:: Task to carry out ::
Without the pictures, output the lines of the material from the very first through the one that holds "return x + d * DX, v + d * DY".

────

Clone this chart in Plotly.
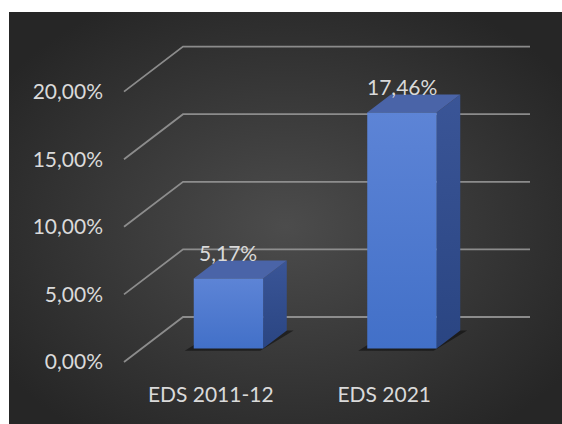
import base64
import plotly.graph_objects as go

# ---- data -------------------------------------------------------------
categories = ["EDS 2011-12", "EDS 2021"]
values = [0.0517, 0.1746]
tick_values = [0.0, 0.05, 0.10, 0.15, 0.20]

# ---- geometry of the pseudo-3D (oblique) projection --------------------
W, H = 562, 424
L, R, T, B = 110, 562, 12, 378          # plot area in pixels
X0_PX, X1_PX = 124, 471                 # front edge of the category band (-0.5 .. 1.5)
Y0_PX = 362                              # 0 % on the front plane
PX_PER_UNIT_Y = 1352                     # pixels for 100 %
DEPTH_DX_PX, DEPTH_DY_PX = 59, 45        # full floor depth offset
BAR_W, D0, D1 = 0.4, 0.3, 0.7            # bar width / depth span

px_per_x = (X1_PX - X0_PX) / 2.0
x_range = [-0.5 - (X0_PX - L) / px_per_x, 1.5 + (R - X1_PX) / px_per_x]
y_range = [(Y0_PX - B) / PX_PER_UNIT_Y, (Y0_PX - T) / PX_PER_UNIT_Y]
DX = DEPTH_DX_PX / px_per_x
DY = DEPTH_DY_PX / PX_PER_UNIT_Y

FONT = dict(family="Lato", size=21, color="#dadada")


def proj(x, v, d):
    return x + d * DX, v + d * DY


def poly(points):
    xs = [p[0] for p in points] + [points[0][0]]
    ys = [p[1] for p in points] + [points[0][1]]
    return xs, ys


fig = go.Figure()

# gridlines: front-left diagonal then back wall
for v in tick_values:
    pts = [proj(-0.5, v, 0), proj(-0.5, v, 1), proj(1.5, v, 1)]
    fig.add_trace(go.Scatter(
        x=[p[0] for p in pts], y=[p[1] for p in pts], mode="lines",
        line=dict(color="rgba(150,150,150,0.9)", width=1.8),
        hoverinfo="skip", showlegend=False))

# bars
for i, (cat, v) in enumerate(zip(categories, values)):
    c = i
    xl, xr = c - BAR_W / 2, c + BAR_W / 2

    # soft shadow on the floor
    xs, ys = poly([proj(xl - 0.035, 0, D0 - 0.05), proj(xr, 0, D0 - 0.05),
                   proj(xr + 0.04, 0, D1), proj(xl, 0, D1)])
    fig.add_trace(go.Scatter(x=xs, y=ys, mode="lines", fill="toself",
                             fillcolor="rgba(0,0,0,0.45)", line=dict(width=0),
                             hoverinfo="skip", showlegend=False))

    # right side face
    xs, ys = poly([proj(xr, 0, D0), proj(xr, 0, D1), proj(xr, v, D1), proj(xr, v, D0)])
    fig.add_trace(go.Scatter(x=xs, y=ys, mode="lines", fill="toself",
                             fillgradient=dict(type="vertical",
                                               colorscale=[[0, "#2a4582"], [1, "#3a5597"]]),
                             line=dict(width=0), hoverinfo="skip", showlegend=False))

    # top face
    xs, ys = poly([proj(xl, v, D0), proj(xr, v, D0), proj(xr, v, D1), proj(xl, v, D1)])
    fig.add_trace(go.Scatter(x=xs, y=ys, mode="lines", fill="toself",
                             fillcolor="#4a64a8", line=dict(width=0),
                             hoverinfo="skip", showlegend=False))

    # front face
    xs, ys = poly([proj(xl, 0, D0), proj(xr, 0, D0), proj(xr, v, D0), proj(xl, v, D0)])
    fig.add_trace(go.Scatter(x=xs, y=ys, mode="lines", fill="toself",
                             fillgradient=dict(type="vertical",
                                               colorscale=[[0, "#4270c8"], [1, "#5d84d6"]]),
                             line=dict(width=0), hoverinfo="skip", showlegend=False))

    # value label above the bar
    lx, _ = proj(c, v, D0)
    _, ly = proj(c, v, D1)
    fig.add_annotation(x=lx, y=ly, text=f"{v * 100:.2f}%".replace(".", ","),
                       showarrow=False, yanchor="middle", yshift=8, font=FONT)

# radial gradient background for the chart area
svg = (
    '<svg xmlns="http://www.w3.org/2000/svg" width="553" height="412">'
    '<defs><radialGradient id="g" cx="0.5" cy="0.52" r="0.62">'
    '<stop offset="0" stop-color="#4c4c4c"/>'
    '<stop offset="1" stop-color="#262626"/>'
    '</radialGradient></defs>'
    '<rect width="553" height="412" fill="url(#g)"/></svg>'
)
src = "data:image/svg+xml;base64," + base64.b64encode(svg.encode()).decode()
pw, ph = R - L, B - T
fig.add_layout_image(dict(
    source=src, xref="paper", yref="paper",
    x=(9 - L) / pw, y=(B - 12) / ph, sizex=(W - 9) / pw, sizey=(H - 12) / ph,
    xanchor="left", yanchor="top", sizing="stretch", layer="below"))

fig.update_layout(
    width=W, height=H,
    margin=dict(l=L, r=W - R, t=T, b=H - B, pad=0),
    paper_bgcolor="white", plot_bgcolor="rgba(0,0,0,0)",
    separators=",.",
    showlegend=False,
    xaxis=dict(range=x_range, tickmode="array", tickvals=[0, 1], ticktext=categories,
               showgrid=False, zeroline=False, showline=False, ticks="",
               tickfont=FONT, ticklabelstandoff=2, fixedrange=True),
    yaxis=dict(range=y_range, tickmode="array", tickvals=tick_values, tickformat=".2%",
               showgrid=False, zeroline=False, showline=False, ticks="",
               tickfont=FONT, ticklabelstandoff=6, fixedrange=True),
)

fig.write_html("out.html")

────

:: Written response ::
Clone this chart in Plotly.
import base64
import plotly.graph_objects as go

# ---- data -------------------------------------------------------------
categories = ["EDS 2011-12", "EDS 2021"]
values = [0.0517, 0.1746]
tick_values = [0.0, 0.05, 0.10, 0.15, 0.20]

# ---- geometry of the pseudo-3D (oblique) projection --------------------
W, H = 562, 424
L, R, T, B = 110, 562, 12, 378          # plot area in pixels
X0_PX, X1_PX = 124, 471                 # front edge of the category band (-0.5 .. 1.5)
Y0_PX = 362                              # 0 % on the front plane
PX_PER_UNIT_Y = 1352                     # pixels for 100 %
DEPTH_DX_PX, DEPTH_DY_PX = 59, 45        # full floor depth offset
BAR_W, D0, D1 = 0.4, 0.3, 0.7            # bar width / depth span

px_per_x = (X1_PX - X0_PX) / 2.0
x_range = [-0.5 - (X0_PX - L) / px_per_x, 1.5 + (R - X1_PX) / px_per_x]
y_range = [(Y0_PX - B) / PX_PER_UNIT_Y, (Y0_PX - T) / PX_PER_UNIT_Y]
DX = DEPTH_DX_PX / px_per_x
DY = DEPTH_DY_PX / PX_PER_UNIT_Y

FONT = dict(family="Lato", size=21, color="#dadada")


def proj(x, v, d):
    return x + d * DX, v + d * DY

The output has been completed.